End of subsidies hits Sussex homeownersFederal flood insurance premiums are skyrocketing for some
Anne Riley was anxious to talk about her national flood insurance bill. The premium, for her house near Fenwick Island, jumped from $633 a year to more than $8,900 annually.
Her story is not unique. More and more residents who own homes in flood-prone areas are getting new bills that leave them in shock.
Dave Bollinger, FEMA mitigation outreach coordinator, did not dispute Riley's story during a Dec. 2 public workshop at the Georgetown CHEER Center to explain county floodplain maps. One-fifth of Sussex County properties fall within a floodplain.
The updated floodplain maps are available at the Sussex County administration offices on The Circle in Georgetown or online at sussexcountyde.gov/firm.
Residents can access their properties on maps at maps.riskmap3.com.
Bollinger said many residents living in flood-prone areas could see large increases in their premiums because federal subsidies are being reduced. Because the updated maps have not changed significantly, most questions at the workshop were about escalating premiums.
The increases can be tied to where people live and new federal legislation that does away with federal subsidies, which have been part of the flood insurance program since its inception in the 1960s.
Riley said she has never filed a claim in the 31 years she has lived in her home.
Homeowners with federally-backed mortgages and most people with conventional mortgages who live in floodplains must have flood insurance. Rates are based on the type of construction, the level of flood hazard and other factors. Regular homeowners insurance does not cover flood damage.
Homeowners who have paid off their mortgage or who pay cash for their homes are not required to have flood insurance.
Sussex County Administrator Todd Lawson said more than 200 properties were reviewed during the workshop and hundreds more residents obtained floodplain map information.
Subsidies gone under reform act
The Biggert-Waters Act of 2012 aims to reform the federal flood insurance program, which is $25 billion in debt, according to Bollinger.
The program took major hits from hurricanes Katrina and Sandy, but the primary reason for the deficit is large subsidies, Bollinger said. Some residents in flood-hazard areas will have their subsidies eliminated this year; others will be phased out over the next four years.
People who own second homes in flood zones will see immediate increases as will those whose base house elevation is four to five feet below base elevations on floodplain maps, Bollinger said. That would include many older homes not built above ground.
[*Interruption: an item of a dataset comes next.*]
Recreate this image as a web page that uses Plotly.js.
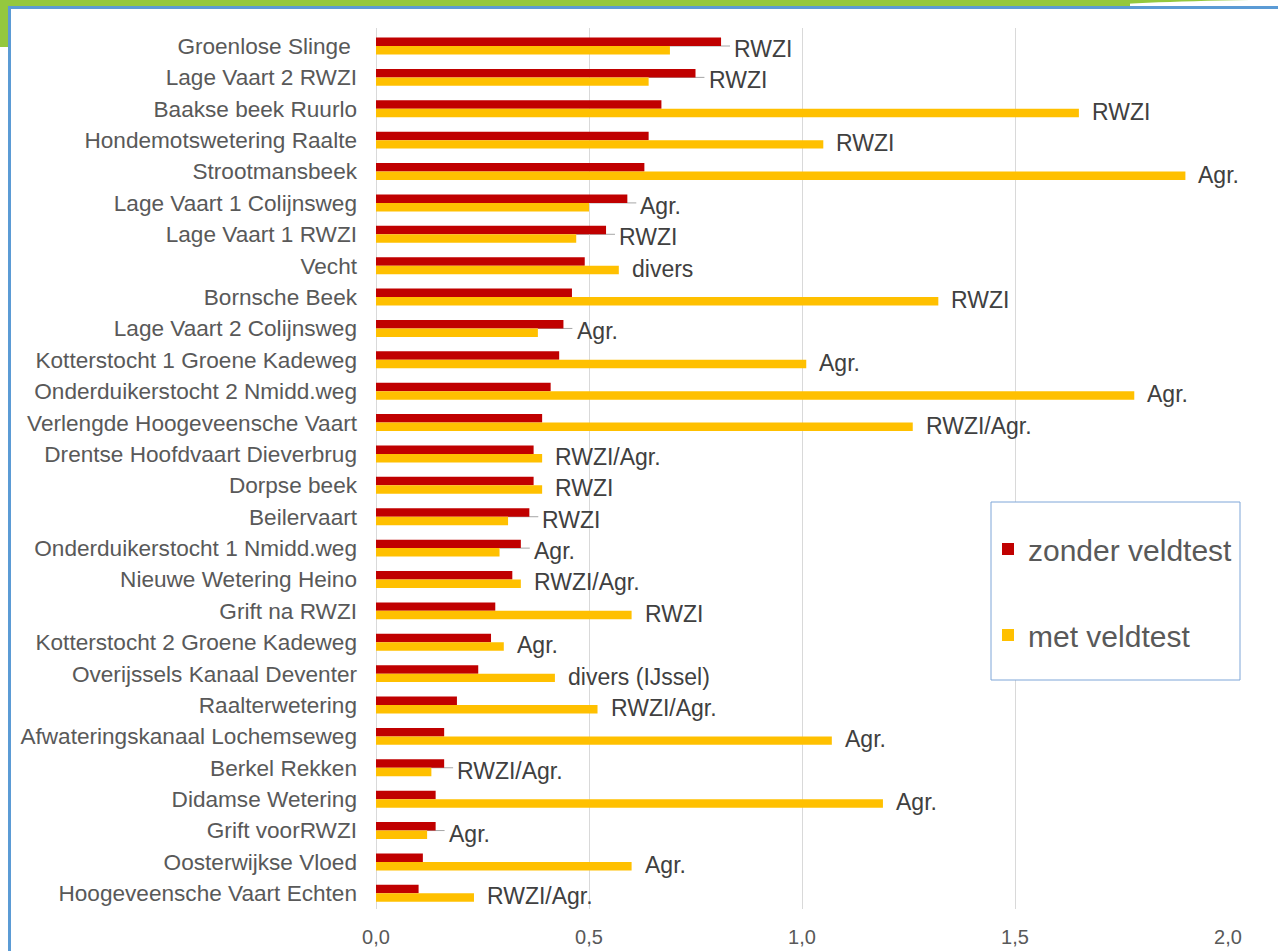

People who have let their insurance policies lapse and people who buy homes in flood zones will pay the increased premiums immediately, he said.
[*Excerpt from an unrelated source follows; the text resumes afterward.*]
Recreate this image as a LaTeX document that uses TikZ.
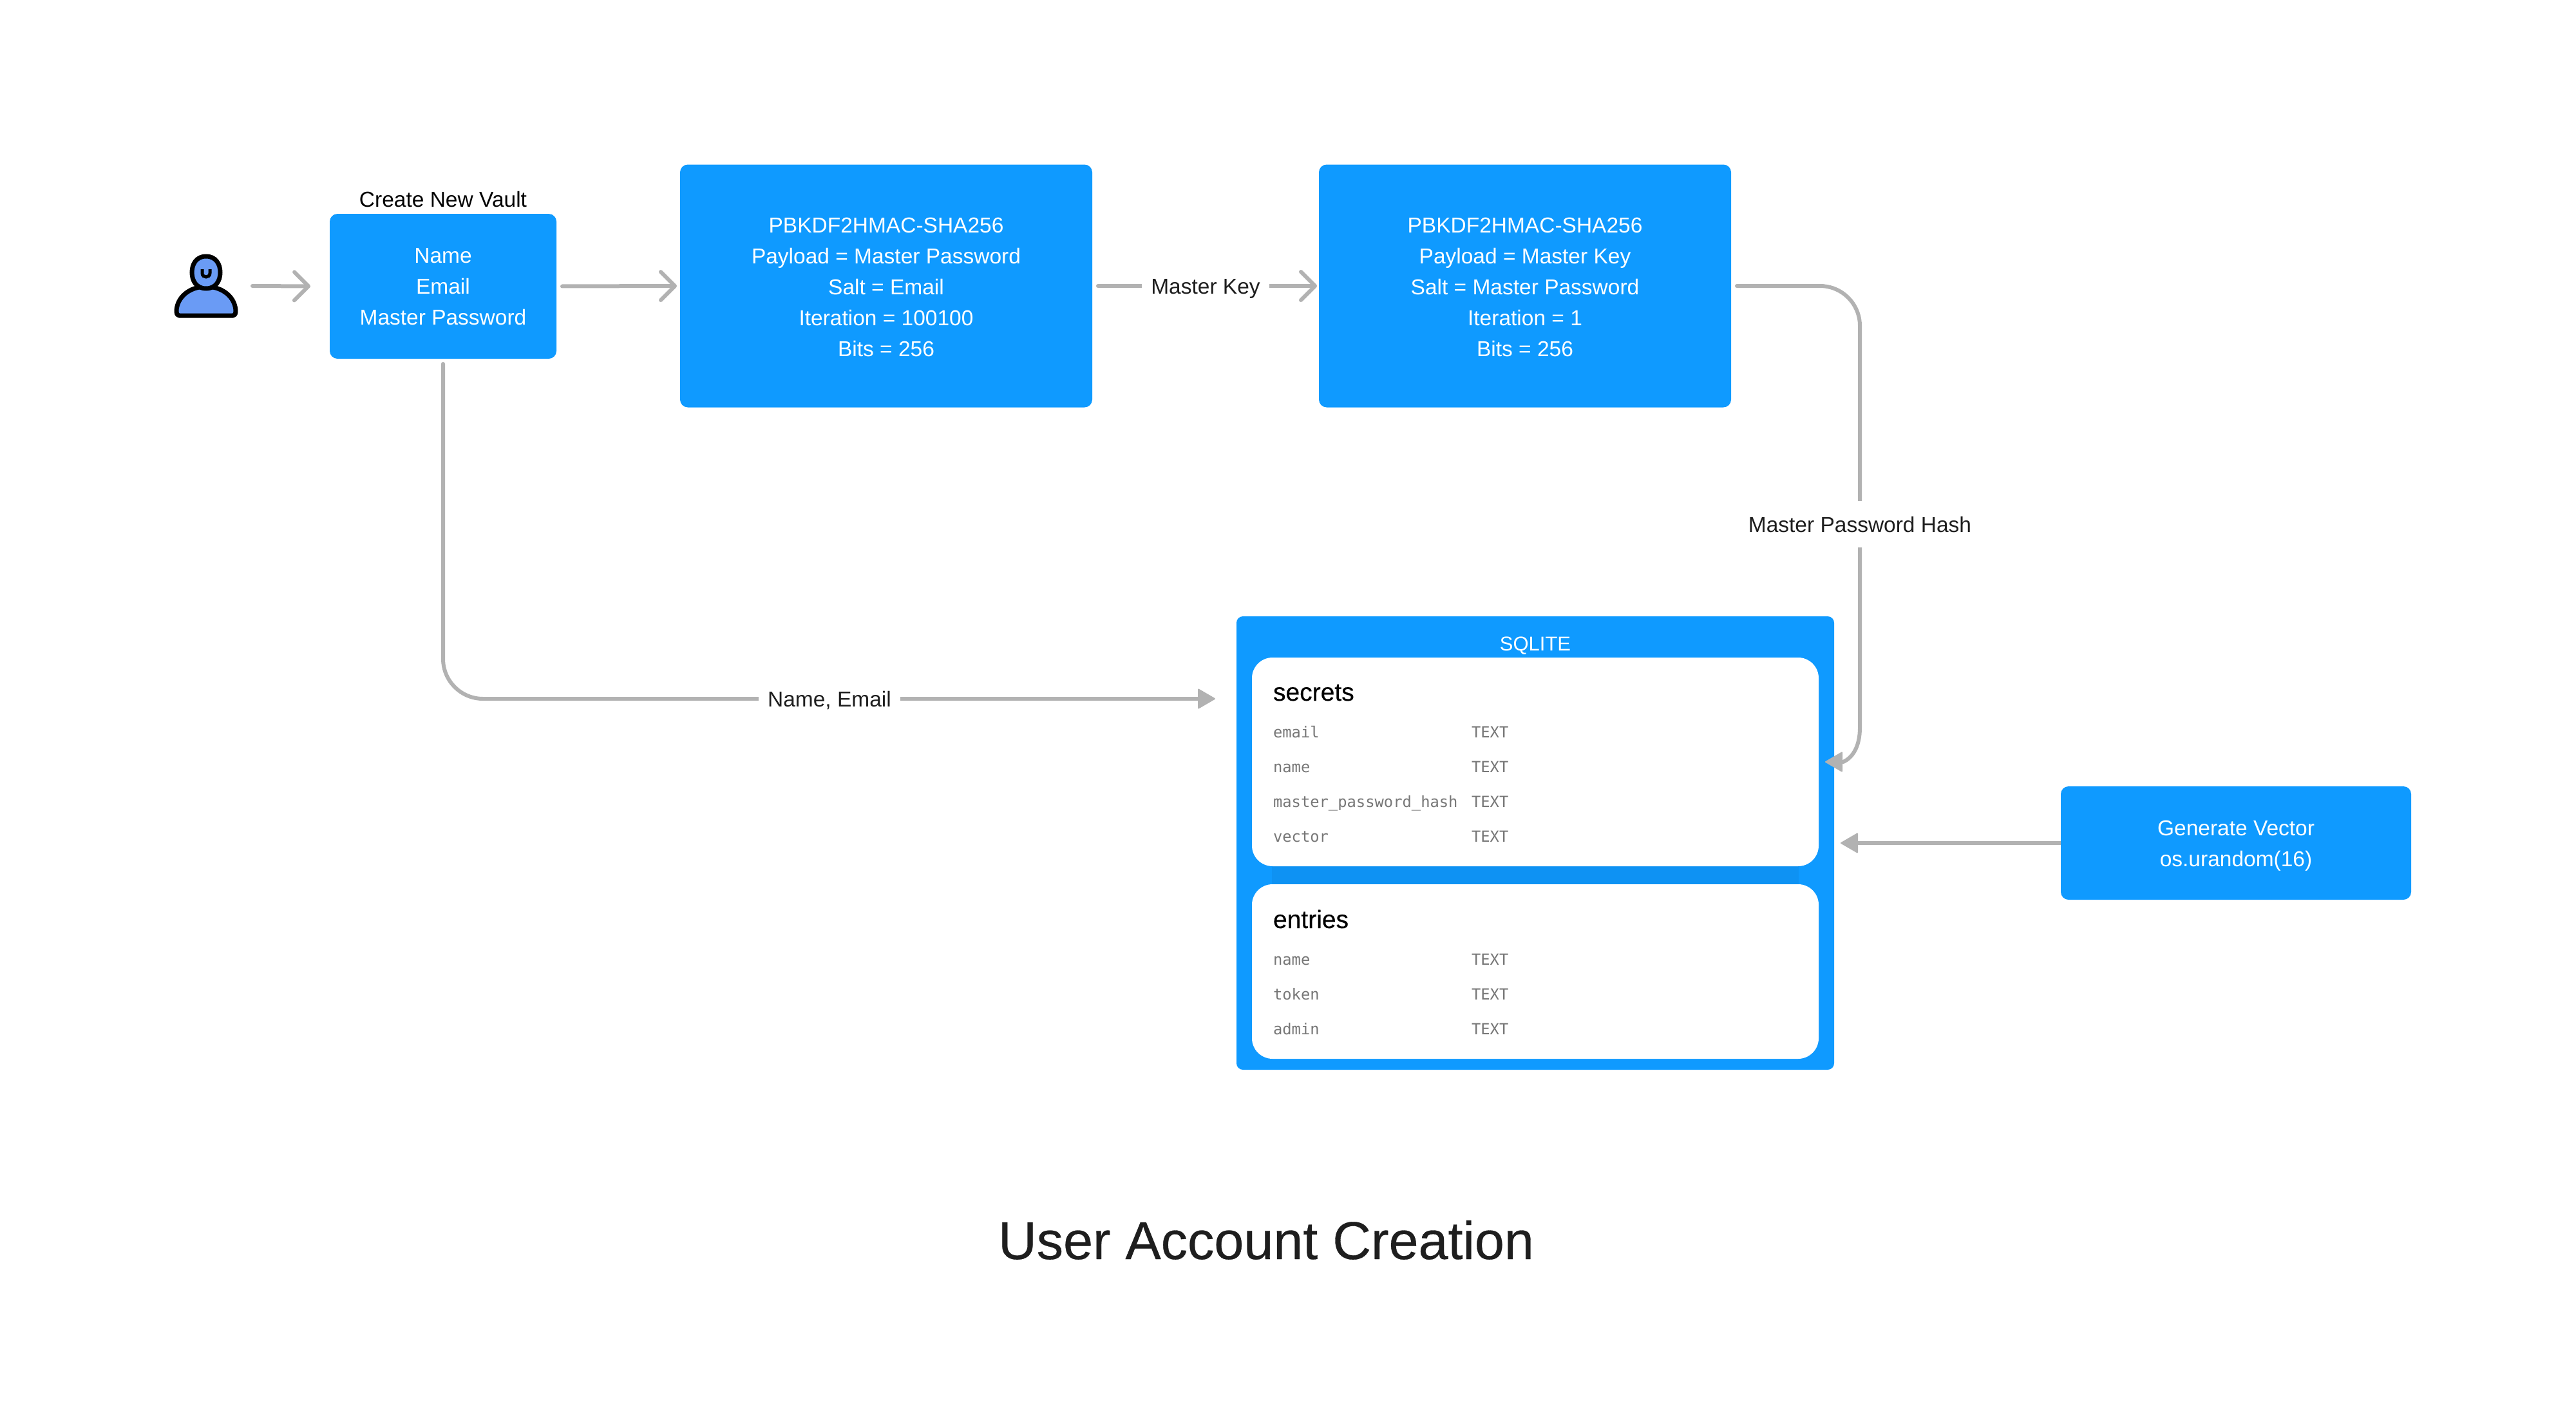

Better technology, better maps
Bollinger said it's been 30 years since some maps were redrawn in Sussex County. Now, he said, with better technology, more accurate maps can be provided. “We have better water levels, better topography and better data,” he said, adding some zones were increased in size and others were decreased.
The software program used to map the Chesapeake Bay and Atlantic Ocean regions used 500 storms – including real and fabricated events – to draw updated maps, Bollinger said. In addition, as many as 80 transect points were used along the coast to indicate water flow. In the past, about 10 transects were used, he said.
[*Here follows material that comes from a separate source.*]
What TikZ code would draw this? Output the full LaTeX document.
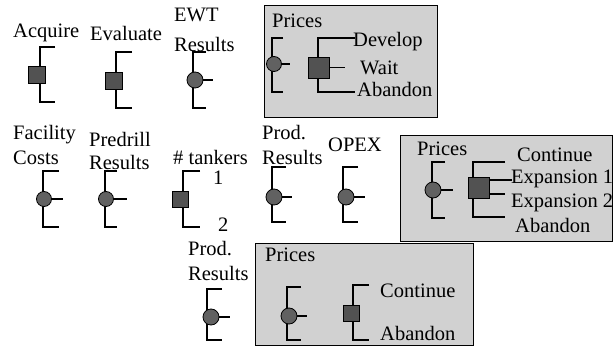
\documentclass[tikz,border=0pt]{standalone}
\usepackage{fontspec}
\setmainfont{Liberation Serif}
\newcommand\bracketlines[5]{%
  \coordinate (#1-t) at (#5,#3);
  \coordinate (#1-b) at (#5,#4);
  \coordinate (#1-v) at (#2,#3);
  \draw[brk] (#1-t) -- (#1-v) -- (#1-v |- #1-b) -- (#1-b);
}
\begin{document}
\begin{tikzpicture}[x=1pt,y=-1pt,
  lbl/.style={anchor=base west, inner sep=0pt, font=\fontsize{20.5}{24}\selectfont},
  chance/.style={circle, draw=black, line width=0.8pt, fill=black!62, minimum size=#1, inner sep=0pt},
  decision/.style={rectangle, draw=black, line width=0.8pt, fill=black!68, minimum size=#1, inner sep=0pt},
  brk/.style={line width=1.1pt, draw=black},
  box/.style={draw=black, line width=1.3pt, fill=black!18, anchor=north west, inner sep=0pt}]
\useasboundingbox (0,0) rectangle (613,347);
% shaded boxes
\node[box, minimum width=173pt, minimum height=112pt] (box1) at (264,5) {};
\node[box, minimum width=212pt, minimum height=106pt] (box2) at (400,135) {};
\node[box, minimum width=218pt, minimum height=102pt] (box3) at (255,243) {};
% brackets
\bracketlines{A}{40}{47}{102}{55}
\bracketlines{E}{116}{52}{108}{132}
\bracketlines{W}{193}{52}{108}{206}
\bracketlines{P1}{272}{38}{92}{283}
\bracketlines{D1}{318}{38}{92}{355}
\bracketlines{F}{43}{171}{227}{59}
\bracketlines{PR}{105}{171}{227}{117}
\bracketlines{T}{183}{171}{227}{200}
\bracketlines{R2}{272}{167}{222}{286}
\bracketlines{O}{343}{167}{222}{358}
\bracketlines{P2}{432}{162}{218}{445}
\bracketlines{D2}{473}{162}{217}{505}
\bracketlines{R3}{207}{289}{340}{222}
\bracketlines{P3}{287}{287}{340}{301}
\bracketlines{D3}{353}{285}{340}{369}
% chance and decision nodes
\node[decision=17pt] (A) at (37,75) {};
\node[decision=17pt] (E) at (113.5,80.5) {};
\node[chance=16pt] (W) at (195,80) {};
\node[chance=15pt] (P1) at (274,64) {};
\node[decision=21pt] (D1) at (319,67.5) {};
\node[chance=15pt] (F) at (44,199) {};
\node[chance=15pt] (PR) at (106,199) {};
\node[decision=16pt] (T) at (180,199.5) {};
\node[chance=16pt] (R2) at (274,197) {};
\node[chance=16pt] (O) at (346,197) {};
\node[chance=16pt] (P2) at (433,190) {};
\node[decision=21pt] (D2) at (478.5,187.5) {};
\node[chance=16pt] (R3) at (211,317) {};
\node[chance=16pt] (P3) at (289,316) {};
\node[decision=16pt] (D3) at (351,313) {};
% stubs
\coordinate (W-s) at (213,80);   \draw[brk] (W) -- (W-s);
\coordinate (P1-s) at (290,64);  \draw[brk] (P1) -- (P1-s);
\coordinate (D1-s) at (345,67.5);\draw[brk] (D1) -- (D1-s);
\coordinate (F-s) at (63,199);   \draw[brk] (F) -- (F-s);
\coordinate (PR-s) at (127,199); \draw[brk] (PR) -- (PR-s);
\coordinate (R2-s) at (292,197); \draw[brk] (R2) -- (R2-s);
\coordinate (O-s) at (365,197);  \draw[brk] (O) -- (O-s);
\coordinate (P2-s) at (453,190); \draw[brk] (P2) -- (P2-s);
\coordinate (D2-s1) at (512,180);\draw[brk] (D2-s1 -| D2.east) -- (D2-s1);
\coordinate (D2-s2) at (505,194);\draw[brk] (D2-s2 -| D2.east) -- (D2-s2);
\coordinate (R3-s) at (230,317); \draw[brk] (R3) -- (R3-s);
\coordinate (P3-s) at (307,316); \draw[brk] (P3) -- (P3-s);
% labels
\node[lbl] (tAcq) at (13,38) {Acquire};
\node[lbl] (tEval) at (90,41) {Evaluate};
\node[lbl] (tEWT1) at (174,22) {EWT};
\node[lbl] (tEWT2) at (174,52) {Results};
\node[lbl] (tPr1) at (272,28) {Prices};
\node[lbl] (tDev) at (353,47) {Develop};
\node[lbl] (tWait) at (360,75) {Wait};
\node[lbl] (tAb1) at (357,97) {Abandon};
\node[lbl] (tFac1) at (13,140) {Facility};
\node[lbl] (tFac2) at (13,165) {Costs};
\node[lbl] (tPre1) at (89,147) {Predrill};
\node[lbl] (tPre2) at (89,170) {Results};
\node[lbl] (tTank) at (173,165) {\# tankers};
\node[lbl] (t1) at (213,185) {1};
\node[lbl] (t2) at (218,232) {2};
\node[lbl] (tProd1) at (262,140) {Prod.};
\node[lbl] (tProd2) at (262,165) {Results};
\node[lbl] (tOpex) at (328,152) {OPEX};
\node[lbl] (tPr2) at (417,156) {Prices};
\node[lbl] (tCont2) at (517,162) {Continue};
\node[lbl] (tExp1) at (511,184) {Expansion 1};
\node[lbl] (tExp2) at (511,208) {Expansion 2};
\node[lbl] (tAb2) at (515,233) {Abandon};
\node[lbl] (tProd3) at (188,256) {Prod.};
\node[lbl] (tProd4) at (188,280) {Results};
\node[lbl] (tPr3) at (265,262) {Prices};
\node[lbl] (tCont3) at (380,298) {Continue};
\node[lbl] (tAb3) at (380,340) {Abandon};
\end{tikzpicture}
\end{document}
While some maps have not been redrawn for 30 years, there are few major changes, said Jeff Shockley, the county's environmental and floodplain manager. One Sussex location that is seeing changes is along Route 54 in the southeastern section of the county.
Residents can appeal designation
FEMA has 60 days to finalize its appeal process followed by 90 days for residents to appeal their zone designation. Once the appeals process is established, it will be posted on Sussex County's website at sussexcountyde.gov/firm.
Once the appeal process is over and the floodplain maps in the county's unincorporated areas are finalized, Sussex County Council will need to approve them.
It's also up to county planning and zoning staff to enforce regulations for homes and businesses constructed within a floodplain. FEMA's regulations are incorporated as part of county code.
The regulations kick in on new construction and any remodeling that totals 50 percent of the market value of a house excluding the value of the land, Shockley said.
Houses built in flood zones are subject to a series of construction regulations including everything from elevation of the first floor to how a crawl space is constructed and what type of cement is required. Elevations in flood zones range from 5 feet to 12 feet in Sussex County. New or remodeled homes along the most vulnerable coastal area are required to be built on pilings from 10 to 12 feet above mean sea level, Shockley said.
Before a building permit can be issued, Shockley said, he checks to see if the parcel is in a flood zone. If it is, a floodplain and structural plan is required before a permit can be issued. “It doesn't matter if its a shed or a million-dollar home,” he said. “All structures must be in compliance.”